## Goal
Would you return the run of lines that starts at the one with "Write a Python" and ends at the one with "plt.rcParams['font.family'] = ['Lato', 'DejaVu", ends included, exactly as written and without the images?

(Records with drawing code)
************
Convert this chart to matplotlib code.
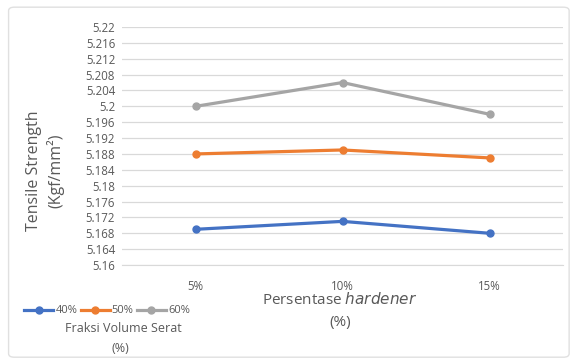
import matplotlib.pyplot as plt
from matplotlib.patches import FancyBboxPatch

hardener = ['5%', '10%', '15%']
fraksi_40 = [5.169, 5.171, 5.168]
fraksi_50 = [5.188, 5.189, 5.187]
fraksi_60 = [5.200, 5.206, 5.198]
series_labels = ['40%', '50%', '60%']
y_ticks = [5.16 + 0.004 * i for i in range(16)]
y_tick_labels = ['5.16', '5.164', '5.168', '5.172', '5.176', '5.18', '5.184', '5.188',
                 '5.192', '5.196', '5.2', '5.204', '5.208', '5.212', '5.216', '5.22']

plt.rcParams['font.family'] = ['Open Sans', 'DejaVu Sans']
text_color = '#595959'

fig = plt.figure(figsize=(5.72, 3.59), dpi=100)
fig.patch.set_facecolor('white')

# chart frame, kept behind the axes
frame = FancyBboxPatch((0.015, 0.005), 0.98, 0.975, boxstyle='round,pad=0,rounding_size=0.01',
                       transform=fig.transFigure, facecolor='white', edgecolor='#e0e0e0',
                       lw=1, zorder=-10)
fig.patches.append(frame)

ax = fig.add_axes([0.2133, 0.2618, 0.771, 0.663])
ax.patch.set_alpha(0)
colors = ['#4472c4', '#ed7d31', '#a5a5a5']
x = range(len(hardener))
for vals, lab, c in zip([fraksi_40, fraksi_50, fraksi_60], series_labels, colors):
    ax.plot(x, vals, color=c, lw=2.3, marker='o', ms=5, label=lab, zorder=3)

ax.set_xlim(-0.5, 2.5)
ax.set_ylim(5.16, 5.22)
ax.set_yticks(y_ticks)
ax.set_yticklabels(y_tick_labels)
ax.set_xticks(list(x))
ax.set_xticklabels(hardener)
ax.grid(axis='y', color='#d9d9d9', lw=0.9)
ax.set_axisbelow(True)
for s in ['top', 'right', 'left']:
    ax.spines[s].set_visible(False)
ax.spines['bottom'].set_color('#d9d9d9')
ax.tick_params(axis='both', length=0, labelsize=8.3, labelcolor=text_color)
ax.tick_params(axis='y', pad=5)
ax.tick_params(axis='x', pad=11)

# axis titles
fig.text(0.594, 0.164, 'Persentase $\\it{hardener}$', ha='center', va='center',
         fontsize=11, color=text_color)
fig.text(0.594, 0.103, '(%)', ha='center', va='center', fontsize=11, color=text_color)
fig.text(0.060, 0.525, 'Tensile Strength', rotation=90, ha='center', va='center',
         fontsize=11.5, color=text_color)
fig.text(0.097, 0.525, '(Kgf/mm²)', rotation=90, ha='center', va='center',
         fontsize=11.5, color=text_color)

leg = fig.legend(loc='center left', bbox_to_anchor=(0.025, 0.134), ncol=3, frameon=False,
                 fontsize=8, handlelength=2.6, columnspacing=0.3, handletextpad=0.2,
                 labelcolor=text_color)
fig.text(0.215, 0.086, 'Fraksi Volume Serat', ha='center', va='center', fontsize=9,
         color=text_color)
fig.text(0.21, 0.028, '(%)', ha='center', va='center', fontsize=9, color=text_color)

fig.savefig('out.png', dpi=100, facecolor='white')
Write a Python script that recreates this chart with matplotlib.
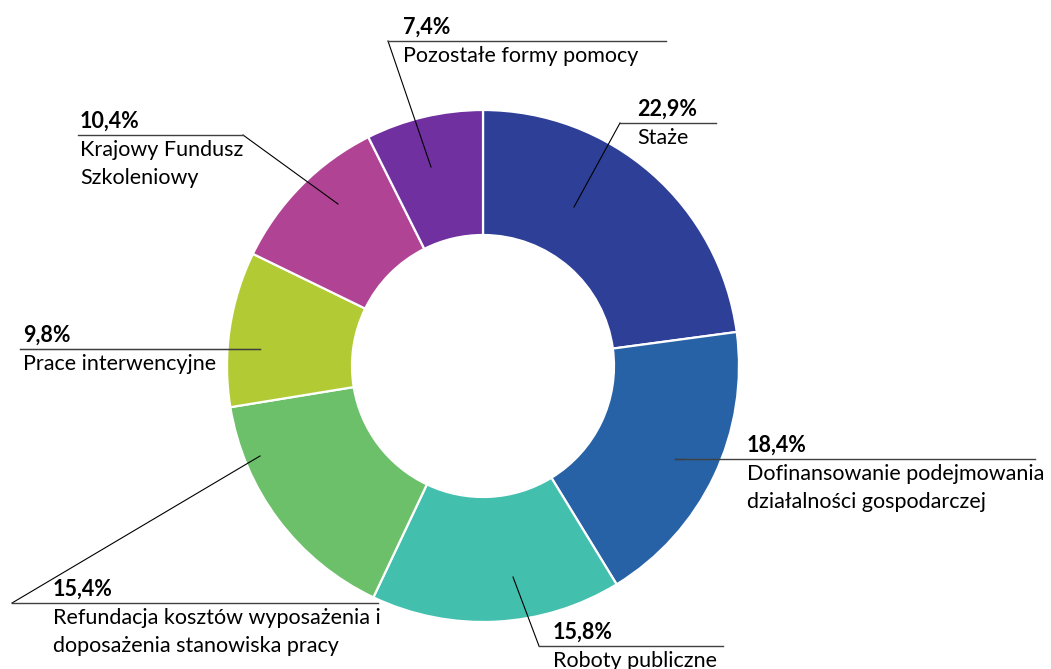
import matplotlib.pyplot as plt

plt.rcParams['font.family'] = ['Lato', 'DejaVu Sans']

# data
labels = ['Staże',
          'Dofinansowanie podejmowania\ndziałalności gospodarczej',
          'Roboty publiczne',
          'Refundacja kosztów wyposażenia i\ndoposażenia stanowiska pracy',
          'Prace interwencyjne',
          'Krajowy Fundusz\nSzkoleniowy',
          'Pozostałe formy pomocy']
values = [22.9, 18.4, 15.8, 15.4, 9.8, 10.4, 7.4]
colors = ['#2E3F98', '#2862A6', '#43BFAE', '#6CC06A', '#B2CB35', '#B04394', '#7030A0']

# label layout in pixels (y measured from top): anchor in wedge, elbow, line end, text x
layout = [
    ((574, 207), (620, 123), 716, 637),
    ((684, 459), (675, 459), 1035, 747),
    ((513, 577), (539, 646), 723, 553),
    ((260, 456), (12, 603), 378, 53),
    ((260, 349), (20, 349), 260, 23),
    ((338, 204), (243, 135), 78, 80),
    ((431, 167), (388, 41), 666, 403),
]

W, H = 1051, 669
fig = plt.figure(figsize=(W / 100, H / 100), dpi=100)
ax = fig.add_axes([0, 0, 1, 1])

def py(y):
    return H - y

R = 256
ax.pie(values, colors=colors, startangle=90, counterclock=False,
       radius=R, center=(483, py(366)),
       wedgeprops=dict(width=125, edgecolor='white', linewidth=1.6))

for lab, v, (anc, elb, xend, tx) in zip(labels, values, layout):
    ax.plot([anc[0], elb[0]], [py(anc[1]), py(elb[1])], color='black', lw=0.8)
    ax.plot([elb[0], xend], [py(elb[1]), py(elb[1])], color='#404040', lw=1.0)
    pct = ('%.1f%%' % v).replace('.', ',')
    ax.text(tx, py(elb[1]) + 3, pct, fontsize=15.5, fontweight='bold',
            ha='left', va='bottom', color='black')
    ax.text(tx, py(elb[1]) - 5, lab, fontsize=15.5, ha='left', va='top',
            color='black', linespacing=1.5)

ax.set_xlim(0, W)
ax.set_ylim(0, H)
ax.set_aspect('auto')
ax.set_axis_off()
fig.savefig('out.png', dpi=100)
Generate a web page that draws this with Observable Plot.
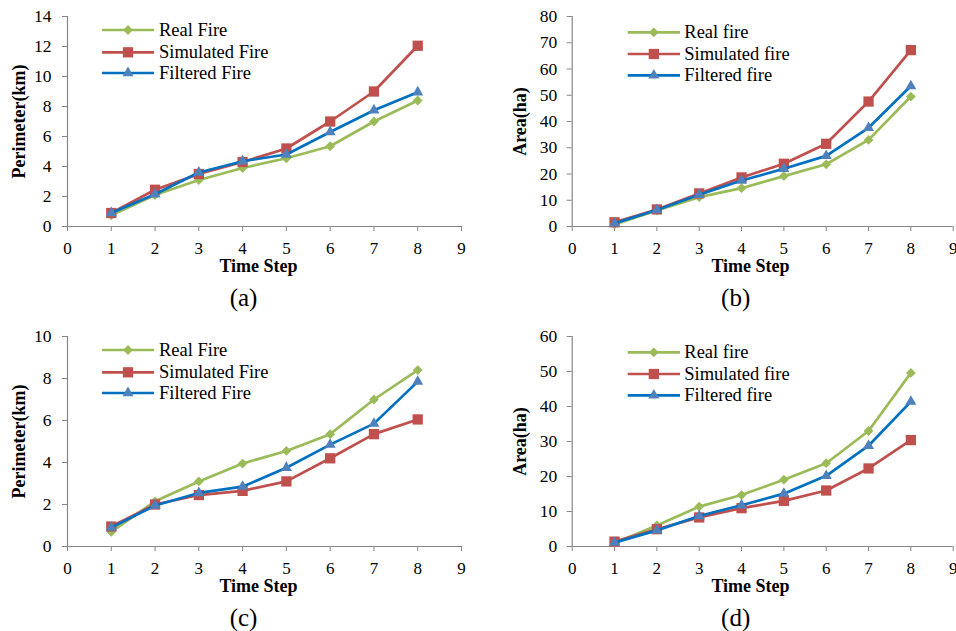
************
## Final answer
Write a Python script that recreates this chart with matplotlib.
import matplotlib.pyplot as plt

plt.rcParams['font.family'] = ['Lato', 'DejaVu Sans']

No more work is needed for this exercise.